Cimerwa sets the pace
Among the local firms that contributed to the reduced trade deficit was cement producer Cimerwa, which, Kanimba said, can still perform better as it is currently operating at 56 per cent capacity.
In August 2015, Cimerwa launched a $170 million (about Rwf126 billion) plant in Rusizi District, increasing its production capacity to 600,000 tonnes a year from 100,000 previously.
This can meet the growing local demand that currently stands at about 450,000 tonnes of cement, driven by the increasing demand for cement by the local construction and real estate sectors.
The surplus output is targeted for the export market in the region, especially Burundi and DR Congo.
During the course of 2016, Cimerwa stepped up production capacity compared to previous years. This, coupled with market penetration strategies, saw higher consumption of locally-produced cement, undoing years of high imports in the construction sector.

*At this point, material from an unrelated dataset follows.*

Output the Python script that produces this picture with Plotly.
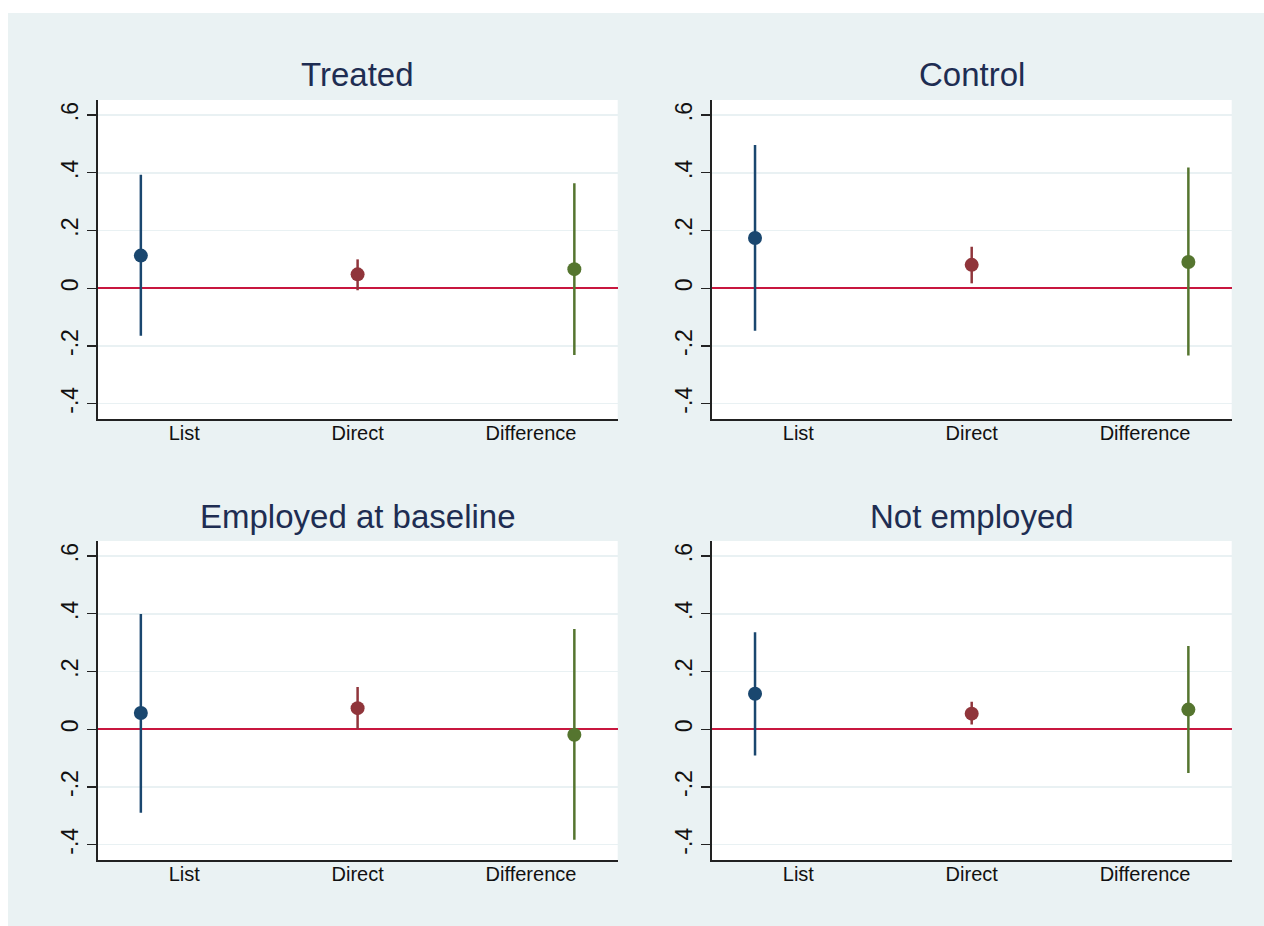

Kanimba said recent statements from various industries in the country show increased turnover, especially among firms producing consumer goods.
Central bank governor John Rwangombwa said while the development is positive in terms of trade deficit, it can be explained by two factors; Cimerwa starting to produce more than they have done in the past couple of years and reduction in importation of intermediate goods.
Trade deficit reduction can happen as a result of several scenarios; increased consumption of local products or reduced imports due to economic hardships.
In an ideal situation, the reduction of the trade deficit should be characterised by increased exports and consumption of locally-produced goods.
Donatien Mungwarareba, the Private Sector Federation (PSF) director for advocacy, communication and labour relations, said the impact was a result of partnerships and joint efforts between local producers and other industry stakeholders, including the Government.
“We were expecting an impact like that when we started this campaign. We need to continue reducing the trade imbalance. When we met the President last year, PSF outlined plans to reduce trade deficit by between 30 and 50 per cent in the next five years,” Mungwarareba said.
He said they had also collected feedback from clients of the various sectors with most of them happy about the quality of products. However, most clients took issue with shortfall on marketing.
“We will be focusing on marketing and outreach of locally produced products in and out of the country,” he said.